>> BEGIN
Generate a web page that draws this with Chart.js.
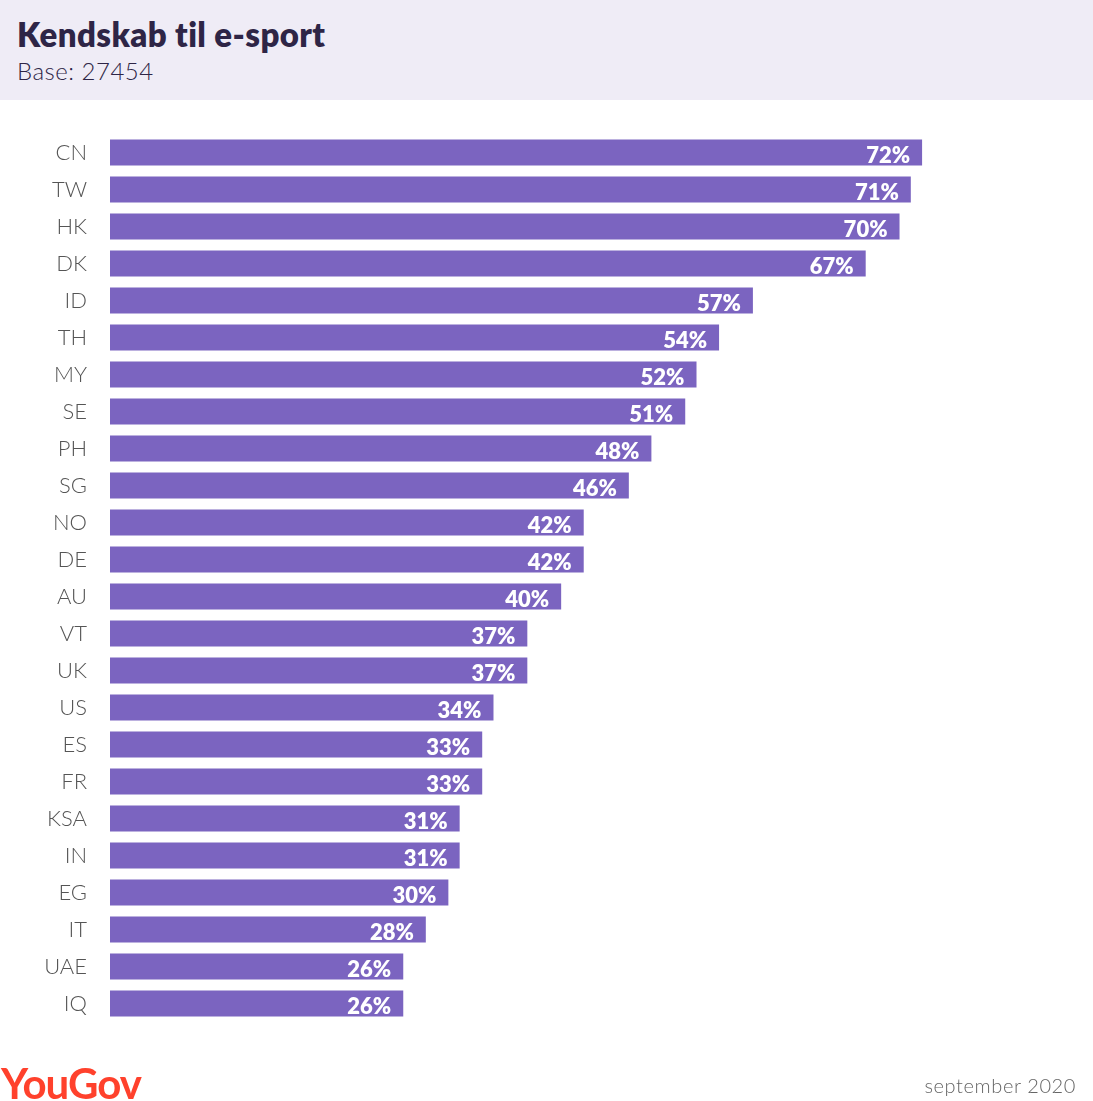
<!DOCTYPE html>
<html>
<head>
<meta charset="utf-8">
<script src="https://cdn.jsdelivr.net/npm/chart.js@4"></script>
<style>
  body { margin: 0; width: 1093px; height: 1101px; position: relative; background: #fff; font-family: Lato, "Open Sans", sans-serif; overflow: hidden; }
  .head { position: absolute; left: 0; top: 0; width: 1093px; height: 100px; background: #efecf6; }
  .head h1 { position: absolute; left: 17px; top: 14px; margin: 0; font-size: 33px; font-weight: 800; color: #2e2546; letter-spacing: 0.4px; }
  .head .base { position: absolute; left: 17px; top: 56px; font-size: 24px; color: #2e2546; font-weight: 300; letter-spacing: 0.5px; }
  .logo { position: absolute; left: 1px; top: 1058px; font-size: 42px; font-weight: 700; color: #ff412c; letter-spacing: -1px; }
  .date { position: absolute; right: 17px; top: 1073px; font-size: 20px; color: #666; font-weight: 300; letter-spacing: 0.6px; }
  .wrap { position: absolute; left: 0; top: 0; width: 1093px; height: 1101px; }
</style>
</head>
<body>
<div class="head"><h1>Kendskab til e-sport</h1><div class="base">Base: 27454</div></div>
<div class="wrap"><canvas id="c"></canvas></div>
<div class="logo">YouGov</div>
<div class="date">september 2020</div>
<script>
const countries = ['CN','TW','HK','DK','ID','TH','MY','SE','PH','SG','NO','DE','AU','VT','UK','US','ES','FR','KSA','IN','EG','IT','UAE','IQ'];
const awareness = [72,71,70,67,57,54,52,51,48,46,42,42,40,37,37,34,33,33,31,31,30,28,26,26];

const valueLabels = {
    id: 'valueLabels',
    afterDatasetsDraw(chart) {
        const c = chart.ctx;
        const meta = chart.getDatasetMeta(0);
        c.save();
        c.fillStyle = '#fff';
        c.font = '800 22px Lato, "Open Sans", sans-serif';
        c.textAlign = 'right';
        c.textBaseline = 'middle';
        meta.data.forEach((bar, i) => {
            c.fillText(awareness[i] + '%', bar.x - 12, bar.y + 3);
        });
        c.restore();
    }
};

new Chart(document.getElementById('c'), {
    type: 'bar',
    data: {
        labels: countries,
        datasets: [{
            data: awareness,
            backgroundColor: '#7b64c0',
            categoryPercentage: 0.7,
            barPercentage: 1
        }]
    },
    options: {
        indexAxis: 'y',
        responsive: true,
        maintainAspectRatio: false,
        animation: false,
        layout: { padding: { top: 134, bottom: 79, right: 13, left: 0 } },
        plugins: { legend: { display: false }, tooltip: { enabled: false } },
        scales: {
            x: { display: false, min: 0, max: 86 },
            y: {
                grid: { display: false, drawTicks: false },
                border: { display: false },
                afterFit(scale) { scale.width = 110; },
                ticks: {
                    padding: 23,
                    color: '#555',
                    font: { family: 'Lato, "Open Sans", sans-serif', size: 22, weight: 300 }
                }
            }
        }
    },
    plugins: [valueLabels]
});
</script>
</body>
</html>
>> END
* _What is being asked_: Every line of the data should be copied as it stands, without the images.

* _Task answer_:
Generate a web page that draws this with Chart.js.
<!DOCTYPE html>
<html>
<head>
<meta charset="utf-8">
<script src="https://cdn.jsdelivr.net/npm/chart.js@4"></script>
<style>
  body { margin: 0; width: 1093px; height: 1101px; position: relative; background: #fff; font-family: Lato, "Open Sans", sans-serif; overflow: hidden; }
  .head { position: absolute; left: 0; top: 0; width: 1093px; height: 100px; background: #efecf6; }
  .head h1 { position: absolute; left: 17px; top: 14px; margin: 0; font-size: 33px; font-weight: 800; color: #2e2546; letter-spacing: 0.4px; }
  .head .base { position: absolute; left: 17px; top: 56px; font-size: 24px; color: #2e2546; font-weight: 300; letter-spacing: 0.5px; }
  .logo { position: absolute; left: 1px; top: 1058px; font-size: 42px; font-weight: 700; color: #ff412c; letter-spacing: -1px; }
  .date { position: absolute; right: 17px; top: 1073px; font-size: 20px; color: #666; font-weight: 300; letter-spacing: 0.6px; }
  .wrap { position: absolute; left: 0; top: 0; width: 1093px; height: 1101px; }
</style>
</head>
<body>
<div class="head"><h1>Kendskab til e-sport</h1><div class="base">Base: 27454</div></div>
<div class="wrap"><canvas id="c"></canvas></div>
<div class="logo">YouGov</div>
<div class="date">september 2020</div>
<script>
const countries = ['CN','TW','HK','DK','ID','TH','MY','SE','PH','SG','NO','DE','AU','VT','UK','US','ES','FR','KSA','IN','EG','IT','UAE','IQ'];
const awareness = [72,71,70,67,57,54,52,51,48,46,42,42,40,37,37,34,33,33,31,31,30,28,26,26];

const valueLabels = {
    id: 'valueLabels',
    afterDatasetsDraw(chart) {
        const c = chart.ctx;
        const meta = chart.getDatasetMeta(0);
        c.save();
        c.fillStyle = '#fff';
        c.font = '800 22px Lato, "Open Sans", sans-serif';
        c.textAlign = 'right';
        c.textBaseline = 'middle';
        meta.data.forEach((bar, i) => {
            c.fillText(awareness[i] + '%', bar.x - 12, bar.y + 3);
        });
        c.restore();
    }
};

new Chart(document.getElementById('c'), {
    type: 'bar',
    data: {
        labels: countries,
        datasets: [{
            data: awareness,
            backgroundColor: '#7b64c0',
            categoryPercentage: 0.7,
            barPercentage: 1
        }]
    },
    options: {
        indexAxis: 'y',
        responsive: true,
        maintainAspectRatio: false,
        animation: false,
        layout: { padding: { top: 134, bottom: 79, right: 13, left: 0 } },
        plugins: { legend: { display: false }, tooltip: { enabled: false } },
        scales: {
            x: { display: false, min: 0, max: 86 },
            y: {
                grid: { display: false, drawTicks: false },
                border: { display: false },
                afterFit(scale) { scale.width = 110; },
                ticks: {
                    padding: 23,
                    color: '#555',
                    font: { family: 'Lato, "Open Sans", sans-serif', size: 22, weight: 300 }
                }
            }
        }
    },
    plugins: [valueLabels]
});
</script>
</body>
</html>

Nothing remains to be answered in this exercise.